Zinspolitik der FED vs. Zinspolitik der EZB

Während die amerikanische Notenbank (Fed) ab 2016 die Leitzinsen wieder vorsichtig anhob, blieb er im Euroraum unangetastet (siehe Abb. 2). Damit hatte die EZB ihr vormals wichtigstes Instrument der Geldpolitik weitergehend aus der Hand gegeben. Die Geldpolitik befand sich somit noch im Krisenmodus, als die Corona-Pandemie einen nahezu weltweiten Shutdown erzwang. Allein in diesem Jahr könnten die Steuereinnahmen in Deutschland um fast 100 Mrd. Euro einbrechen. 2020 ist eine Neuverschuldung in Höhe von rund 218 Mrd. Euro geplant, denn es sind auch Hilfs- und Konjunkturpakete zu finanzieren.

Was die Nullzinspolitik mit der Inflation zu tun hat

Bereits ab 2023 sollen diese Schulden innerhalb von 20 Jahren größtenteils getilgt werden. Nun, ein ehrgeiziger Plan angesichts weiterer Transformationen, die beispielsweise für ein nachhaltiges Wirtschaften und zur Bewältigung des Demografiewandels nötig sind. Mit Blick auf die Staatsverschuldung rücken daher Zinserhöhungen in weite Ferne.

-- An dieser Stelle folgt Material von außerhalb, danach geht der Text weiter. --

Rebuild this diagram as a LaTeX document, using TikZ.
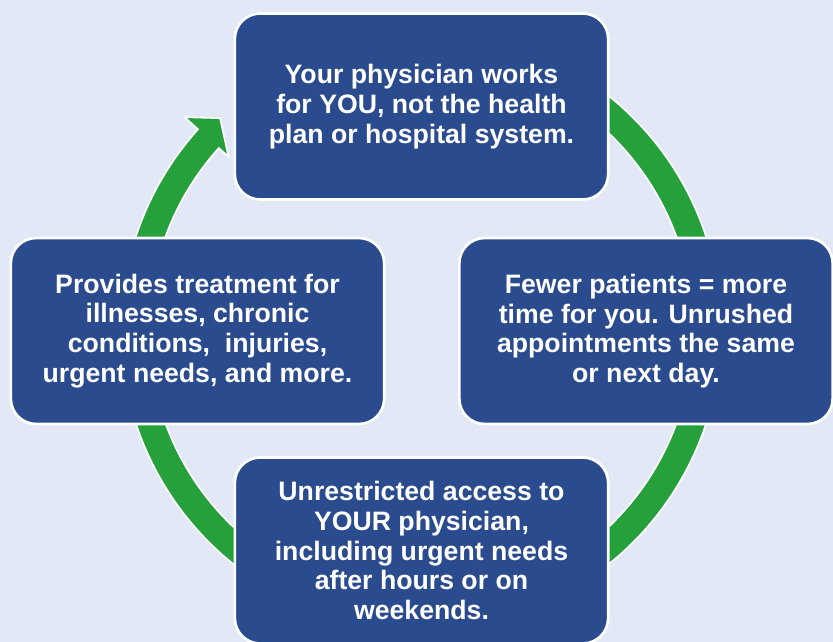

Hilfe für den Schuldenabbau könnte allerdings von unerwarteter Seite kommen: der Inflation und somit negativen Realzinsen. Bislang konkurrierten durch die Globalisierung Unternehmen und Arbeiter nicht nur innerhalb der jeweiligen Landesgrenzen, sondern weltweit miteinander. Das übte Druck auf die Preise aus. Mittlerweile kehrt sich der Trend durch zunehmende Handelsbeschränkungen jedoch um. Vermutlich werden die Preise also wieder steigen. Auch der Demografiefaktor könnte die Inflation antreiben. Für die Altersvorsorge wurde nach Ansicht einiger Ökonomen vor allem in den Industrieländern verstärkt gespart. Mit dem Eintritt der Babyboomer ins Rentenalter dürfte sich das ändern.

Inflation könnte somit dazu beitragen, dass die Staatsverschuldung schneller sinkt – vorausgesetzt, die Zinsen bleiben niedrig. Die EZB hat bereits vor Corona eine Überprüfung der EZB-Strategie ins Gespräch gebracht. Dazu könnte die Moderne Geldpolitik (MMT) passen. Die Würfel sind noch nicht gefallen.